Sich über den Real-Superstar als Menschen zu beschweren, ohne ihn zu kennen, mag an sich schon verwundern. Insbesondere wenn man weiß, dass der Mann extrem viel für wohltätige Zwecke spendet, Schulen in Gaza finanziert, sich nicht tätowieren lässt, damit er regelmäßig Blut spenden kann und darüber hinaus kranken Kindern lebenswichtige Operationen bezahlt. Aber hey, hat der nicht eben voll überheblich geguckt, der Lackaffe?

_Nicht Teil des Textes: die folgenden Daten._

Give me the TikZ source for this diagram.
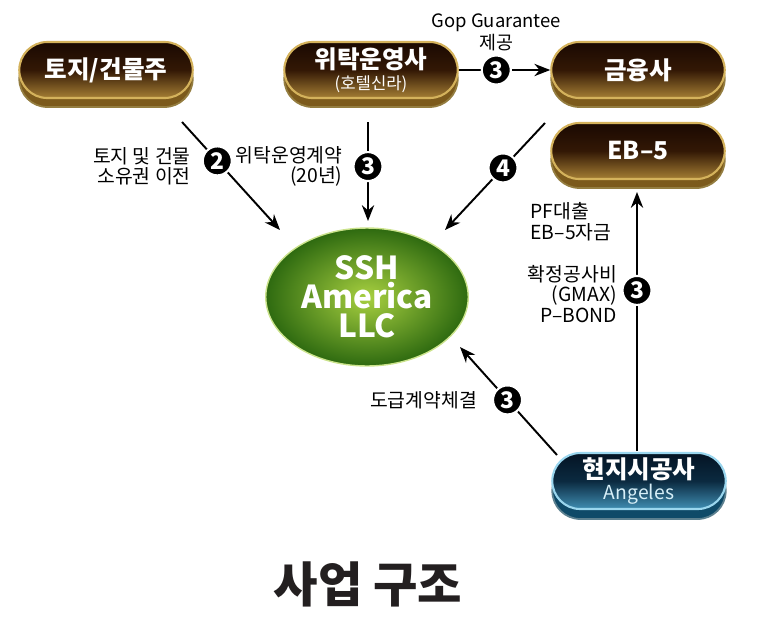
\documentclass[tikz,border=0pt]{standalone}
\usepackage{fontspec}
\setmainfont{Noto Sans CJK KR}
\usetikzlibrary{arrows.meta,positioning,calc,shapes.misc,shapes.geometric,shadows}

\definecolor{brTop}{HTML}{1A0902}
\definecolor{brMid}{HTML}{331805}
\definecolor{brBot}{HTML}{A47E34}
\definecolor{brRim}{HTML}{D4B25C}
\definecolor{brBase}{HTML}{7C5A1C}
\definecolor{blTop}{HTML}{041424}
\definecolor{blMid}{HTML}{0B2A40}
\definecolor{blBot}{HTML}{3F8DB2}
\definecolor{blRim}{HTML}{9AD6EE}
\definecolor{blBase}{HTML}{0F4A68}
\definecolor{ellDark}{HTML}{2E6A10}
\definecolor{ellLight}{HTML}{A8D040}
\definecolor{titleInk}{HTML}{231F20}

\begin{document}
\begin{tikzpicture}[x=0.02cm, y=-0.02cm,
  pill/.style={rounded rectangle, minimum width=3.54cm, minimum height=1.12cm,
    line width=1.2pt, text=white, align=center, inner sep=1pt,
    font=\fontsize{14}{15}\selectfont\bfseries},
  goldpill/.style={pill, top color=brTop, bottom color=brBot, middle color=brMid,
    draw=brRim, general shadow={shadow xshift=0pt, shadow yshift=-0.18cm,
      fill=brBase, draw=brRim!70!black, line width=1pt}},
  bluepill/.style={pill, top color=blTop, bottom color=blBot, middle color=blMid,
    draw=blRim, general shadow={shadow xshift=0pt, shadow yshift=-0.2cm,
      fill=blBase, draw=blRim!60!black, line width=1pt}},
  arr/.style={-{Stealth[length=9pt,width=7pt]}, line width=1.1pt},
  num/.style={circle, fill=black, draw=white, line width=1.2pt, text=white,
    inner sep=0pt, minimum size=0.58cm, font=\fontsize{13}{13}\selectfont\bfseries},
  lbl/.style={font=\fontsize{11}{11.5}\selectfont, inner sep=1pt}
]
\useasboundingbox (0,0) rectangle (766,629);

% top row
\node[goldpill] (land) at (106,70) {토지/건물주};
\node[goldpill] (trust) at (371,70) {위탁운영사\\[-3pt]
  {\fontsize{9.5}{10}\selectfont\mdseries (호텔신라)}};
\node[goldpill] (finance) at (638,70) {금융사};
\node[goldpill] (eb5) at (638,151) {EB--5};

% centre
\node[ellipse, minimum width=3.72cm, minimum height=2.76cm,
  inner color=ellLight, outer color=ellDark, draw=ellLight!60!white,
  line width=0.8pt, text=white, align=center,
  font=\fontsize{18}{16.5}\selectfont\bfseries] (ssh) at (367,297)
  {SSH\\America\\LLC};

% contractor
\node[bluepill] (site) at (639,481) {현지시공사\\[-3pt]
  {\fontsize{11}{11}\selectfont\mdseries\color{blRim!40!white}Angeles}};

\node[font=\fontsize{27.5}{28}\selectfont\bfseries, text=titleInk] (title)
  at (368,584) {사업 구조};

% flows into SSH
\draw[arr] ($(land)+(76,52)$) -- ($(ssh)+(-87,-67)$)
  node[num, pos=.36] (n2) {2};
\node[lbl, align=right, left=0.18cm of n2, yshift=-3pt] {토지 및 건물\\소유권 이전};

\draw[arr] ($(trust)+(-3,52)$) -- ($(ssh)+(1,-76)$)
  node[num, pos=.45] (n3a) {3};
\node[lbl, align=right, left=0.16cm of n3a] {위탁운영계약\\(20년)};

\draw[arr] (trust.east) -- (finance.west) node[num, pos=.41] (n3b) {3};
\node[lbl, align=center, above=1pt of n3b, font=\fontsize{10.5}{10}\selectfont]
  {Gop Guarantee\\제공};

\draw[arr] ($(finance)+(-93,53)$) -- ($(ssh)+(78,-67)$)
  node[num, pos=.42] (n4) {4};

\draw[arr] ($(site)+(-82,-26)$) -- ($(ssh)+(93,50)$)
  node[num, pos=.51] (n3c) {3};
\node[lbl, left=0.26cm of n3c] {도급계약체결};

% funding line
\draw[arr] ($(site)+(-2,-30)$) -- ($(eb5)+(-1,41)$)
  node[num, pos=.62] (n3d) {3}
  node[lbl, align=left, pos=.885, left=0.46cm] {PF대출\\EB--5자금};
\node[lbl, align=right, left=0.05cm of n3d, yshift=-2pt]
  {확정공사비\\(GMAX)\\P--BOND};

\end{tikzpicture}
\end{document}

Cristiano Ronaldo schießt Selfies mit Flitzern - und alle hassen ihn
Und nichts hilft, die Sichtweise der Leute zu ändern: Nicht einmal die sympathische Art, mit jedem dahergelaufenen Flitzer – oder wie gegen Wales zwei Uefa-Helfern – auf dem Feld noch ein schnelles Selfie zu machen und ihn mit Umarmung zu verabschieden. "Hat Ronaldo die Selfie-Jungen eigentlich alle bezahlt für besseres Image?", ist der Beitrag, den irgendjemand auf Twitter wertvoll genug findet, ihn mit der Welt zu teilen.

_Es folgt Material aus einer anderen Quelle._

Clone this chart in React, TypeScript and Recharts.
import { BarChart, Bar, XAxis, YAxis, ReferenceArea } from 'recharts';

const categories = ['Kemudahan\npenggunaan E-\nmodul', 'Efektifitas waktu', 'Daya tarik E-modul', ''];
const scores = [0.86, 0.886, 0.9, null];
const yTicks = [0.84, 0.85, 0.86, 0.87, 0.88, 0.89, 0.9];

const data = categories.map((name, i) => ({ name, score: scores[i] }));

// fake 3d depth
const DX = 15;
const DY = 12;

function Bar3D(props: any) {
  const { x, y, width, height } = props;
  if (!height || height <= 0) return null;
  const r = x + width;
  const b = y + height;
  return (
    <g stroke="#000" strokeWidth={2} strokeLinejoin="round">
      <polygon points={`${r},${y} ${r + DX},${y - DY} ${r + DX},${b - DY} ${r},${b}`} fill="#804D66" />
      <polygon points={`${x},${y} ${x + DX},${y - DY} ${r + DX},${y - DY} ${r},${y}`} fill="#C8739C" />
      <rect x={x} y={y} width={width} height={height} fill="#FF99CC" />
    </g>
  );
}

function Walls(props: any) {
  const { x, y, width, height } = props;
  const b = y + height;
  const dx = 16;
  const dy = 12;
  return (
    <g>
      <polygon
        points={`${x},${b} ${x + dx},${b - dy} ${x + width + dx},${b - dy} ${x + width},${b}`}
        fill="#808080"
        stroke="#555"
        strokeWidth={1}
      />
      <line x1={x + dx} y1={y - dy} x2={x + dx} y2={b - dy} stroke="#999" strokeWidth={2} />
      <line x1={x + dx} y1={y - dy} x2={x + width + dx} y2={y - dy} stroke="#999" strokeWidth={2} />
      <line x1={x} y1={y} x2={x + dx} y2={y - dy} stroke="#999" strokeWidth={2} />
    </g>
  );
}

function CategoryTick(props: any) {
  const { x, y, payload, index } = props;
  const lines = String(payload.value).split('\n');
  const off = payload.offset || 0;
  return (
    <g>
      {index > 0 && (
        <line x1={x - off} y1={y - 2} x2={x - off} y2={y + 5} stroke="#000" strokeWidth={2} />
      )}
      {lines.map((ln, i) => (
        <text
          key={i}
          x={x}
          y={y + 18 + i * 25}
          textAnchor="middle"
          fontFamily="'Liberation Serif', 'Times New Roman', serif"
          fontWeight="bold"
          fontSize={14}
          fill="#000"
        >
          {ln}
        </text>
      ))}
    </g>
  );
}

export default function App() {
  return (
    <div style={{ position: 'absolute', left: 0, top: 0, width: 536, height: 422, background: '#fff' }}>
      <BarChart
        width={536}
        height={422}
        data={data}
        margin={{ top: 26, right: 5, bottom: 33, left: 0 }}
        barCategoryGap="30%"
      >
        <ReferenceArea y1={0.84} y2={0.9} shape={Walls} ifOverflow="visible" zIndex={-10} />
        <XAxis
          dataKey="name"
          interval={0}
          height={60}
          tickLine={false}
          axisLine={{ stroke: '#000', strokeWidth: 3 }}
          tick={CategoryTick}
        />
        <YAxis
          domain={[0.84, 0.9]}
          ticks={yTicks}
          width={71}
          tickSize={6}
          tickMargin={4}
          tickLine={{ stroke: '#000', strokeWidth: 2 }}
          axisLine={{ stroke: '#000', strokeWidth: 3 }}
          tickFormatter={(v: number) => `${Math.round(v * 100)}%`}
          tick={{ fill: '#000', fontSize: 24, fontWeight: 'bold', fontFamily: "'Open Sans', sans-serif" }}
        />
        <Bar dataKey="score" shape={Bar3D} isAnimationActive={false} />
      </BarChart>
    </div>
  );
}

Noch verwunderlicher aber ist die Kritik an Ronaldo, dem Fußballer. Wenn all die Freizeit-Experten auf Twitter, weil es gerade in ihrer Timeline trendet, nun auch mal was vermeintlich Schlaues zu diesem Fußball sagen wollen. Da wird dann allen Ernstes immer wieder Ronaldos Können auf dem Platz in Zweifel gezogen. Als sei der Mann, der in seiner Karriere mehr Torbeteiligungen als Spiele vorzuweisen hat, aus Versehen drei Mal Weltfußballer geworden - von drei Champions-League-Titeln ganz zu Schweigen. Aber das Netz ist sich sicher: Überschätzt sei der Fatzke und könne ja nur gut spielen, wenn alle um ihn herum ihn so belieferten, dass er nichts mehr tun müsse. So sei das bei Real Madrid, zwitschert es von den Dächern. Aber bei Portugal, da zeige sich dann, wie schlecht er tatsächlich ist.
Ronaldo ist Portugals bester - und Portugal ist im Finale
Vielleicht sollten sich all die Second-Screen-Freunde da draußen mal wieder ein bisschen mehr mit dem First Screen beschäftigen. Sich die Spiele, über die sie da so fleißig mitzwitschern, zur Abwechslung auch mal wieder komplett angucken. Gegen Wales war Ronaldo der spielentscheidende Mann auf dem Platz, erzielte das 1:0 mit einem starken Kopfball, bereitete das zweite Tor vor. Insgesamt war die Partie kein Feuerwerk, und Ronaldo feierte keine Gala, aber er war da, als er gebraucht wurde. Gegen Ungarn überragte Ronaldo. Insgesamt ist er mit drei Treffern und zwei Vorlagen neben Nani (3 Tore, 1 Assist) der entscheidende Mann bei Portugal, dem EM-Finalisten.
Auch wenn sich das Netz bereits aufgeregt, wie "unverdient" sich die Portugiesen, doch ins Finale "gemogelt" hätten. Zum einen sind sie bei Weitem nicht so schlecht, wie sie dargestellt werden - im Gegenteil. Und zum anderen ist im Fußball nun mal entscheidend, was hinten rauskommt. Ronaldo hat Portugal ins Finale geschossen und hat nun die Chance auf das letzte Puzzleteil, das seiner großen Karriere noch fehlt: der internationale Titel mit der Nationalmannschaft. Sein großer Traum, der ihm zu Beginn seiner Karriere, im Finale 2004, verwehrt blieb. Nun, im Herbst seiner Spielerlaufbahn, ist er so nah dran, wie er es vielleicht nie wieder sein wird. Es sei ihm gegönnt - allein ob all der Hater da draußen.